§ **Exercise description**: Skip the pictures and quote all of the lines exactly.

§ **Collected data**:
********************

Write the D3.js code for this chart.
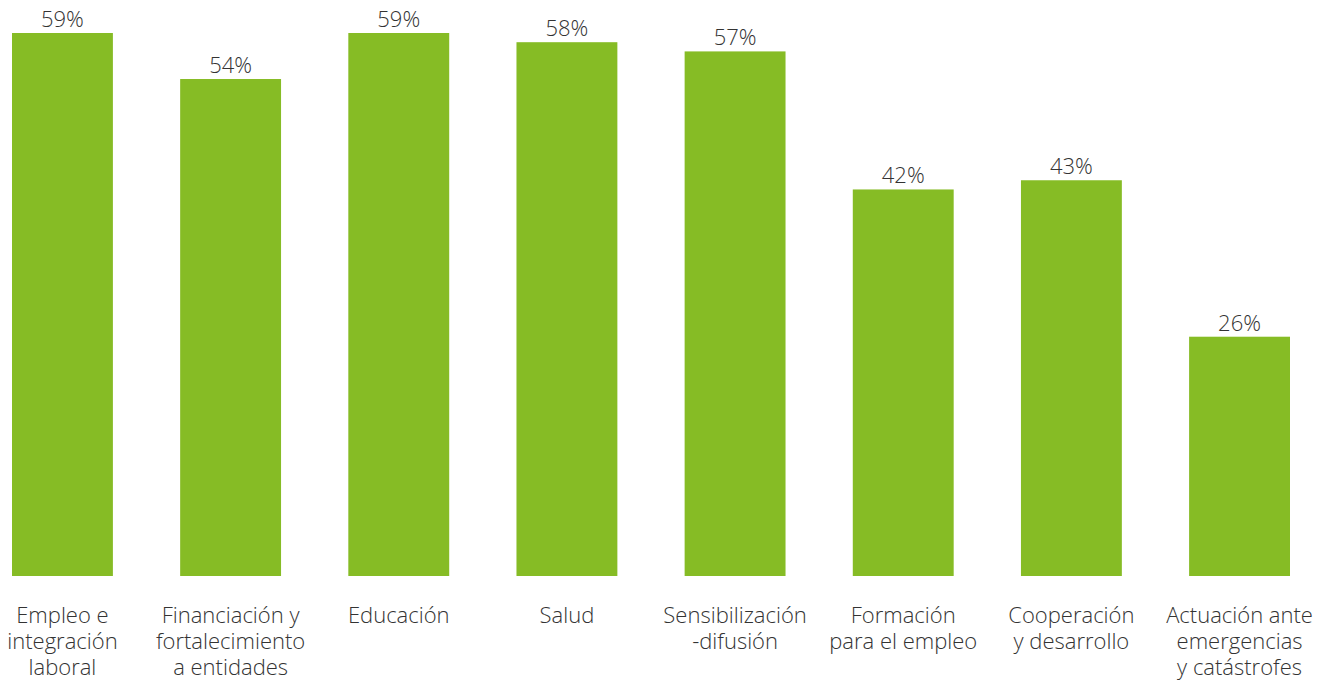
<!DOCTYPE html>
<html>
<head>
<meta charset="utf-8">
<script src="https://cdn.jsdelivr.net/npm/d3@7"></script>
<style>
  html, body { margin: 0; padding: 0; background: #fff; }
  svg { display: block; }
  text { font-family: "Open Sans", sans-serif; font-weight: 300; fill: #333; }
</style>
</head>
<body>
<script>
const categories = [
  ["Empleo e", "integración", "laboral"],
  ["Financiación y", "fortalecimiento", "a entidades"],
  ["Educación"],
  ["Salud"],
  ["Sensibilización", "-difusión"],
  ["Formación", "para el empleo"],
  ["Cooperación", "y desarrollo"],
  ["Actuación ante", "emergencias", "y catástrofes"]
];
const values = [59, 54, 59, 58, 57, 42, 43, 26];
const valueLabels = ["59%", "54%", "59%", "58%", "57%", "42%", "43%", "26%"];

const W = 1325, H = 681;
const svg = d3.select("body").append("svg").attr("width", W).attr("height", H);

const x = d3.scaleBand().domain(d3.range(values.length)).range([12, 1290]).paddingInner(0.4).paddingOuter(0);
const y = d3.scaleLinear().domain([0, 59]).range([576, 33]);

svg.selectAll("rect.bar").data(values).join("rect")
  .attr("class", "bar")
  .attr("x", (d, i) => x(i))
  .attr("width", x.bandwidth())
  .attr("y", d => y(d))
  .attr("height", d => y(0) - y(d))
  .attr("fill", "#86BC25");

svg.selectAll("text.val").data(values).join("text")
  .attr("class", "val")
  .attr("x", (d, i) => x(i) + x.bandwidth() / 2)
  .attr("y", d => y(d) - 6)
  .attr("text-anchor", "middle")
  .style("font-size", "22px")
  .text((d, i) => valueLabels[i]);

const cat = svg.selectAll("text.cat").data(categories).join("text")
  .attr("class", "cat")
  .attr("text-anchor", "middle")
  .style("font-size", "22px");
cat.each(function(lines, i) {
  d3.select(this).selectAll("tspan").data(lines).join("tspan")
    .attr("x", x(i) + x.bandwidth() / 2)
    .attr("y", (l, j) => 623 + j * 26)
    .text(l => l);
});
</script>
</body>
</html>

********************

§ **Solution for this problem**:
Write the D3.js code for this chart.
<!DOCTYPE html>
<html>
<head>
<meta charset="utf-8">
<script src="https://cdn.jsdelivr.net/npm/d3@7"></script>
<style>
  html, body { margin: 0; padding: 0; background: #fff; }
  svg { display: block; }
  text { font-family: "Open Sans", sans-serif; font-weight: 300; fill: #333; }
</style>
</head>
<body>
<script>
const categories = [
  ["Empleo e", "integración", "laboral"],
  ["Financiación y", "fortalecimiento", "a entidades"],
  ["Educación"],
  ["Salud"],
  ["Sensibilización", "-difusión"],
  ["Formación", "para el empleo"],
  ["Cooperación", "y desarrollo"],
  ["Actuación ante", "emergencias", "y catástrofes"]
];
const values = [59, 54, 59, 58, 57, 42, 43, 26];
const valueLabels = ["59%", "54%", "59%", "58%", "57%", "42%", "43%", "26%"];

const W = 1325, H = 681;
const svg = d3.select("body").append("svg").attr("width", W).attr("height", H);

const x = d3.scaleBand().domain(d3.range(values.length)).range([12, 1290]).paddingInner(0.4).paddingOuter(0);
const y = d3.scaleLinear().domain([0, 59]).range([576, 33]);

svg.selectAll("rect.bar").data(values).join("rect")
  .attr("class", "bar")
  .attr("x", (d, i) => x(i))
  .attr("width", x.bandwidth())
  .attr("y", d => y(d))
  .attr("height", d => y(0) - y(d))
  .attr("fill", "#86BC25");

svg.selectAll("text.val").data(values).join("text")
  .attr("class", "val")
  .attr("x", (d, i) => x(i) + x.bandwidth() / 2)
  .attr("y", d => y(d) - 6)
  .attr("text-anchor", "middle")
  .style("font-size", "22px")
  .text((d, i) => valueLabels[i]);

const cat = svg.selectAll("text.cat").data(categories).join("text")
  .attr("class", "cat")
  .attr("text-anchor", "middle")
  .style("font-size", "22px");
cat.each(function(lines, i) {
  d3.select(this).selectAll("tspan").data(lines).join("tspan")
    .attr("x", x(i) + x.bandwidth() / 2)
    .attr("y", (l, j) => 623 + j * 26)
    .text(l => l);
});
</script>
</body>
</html>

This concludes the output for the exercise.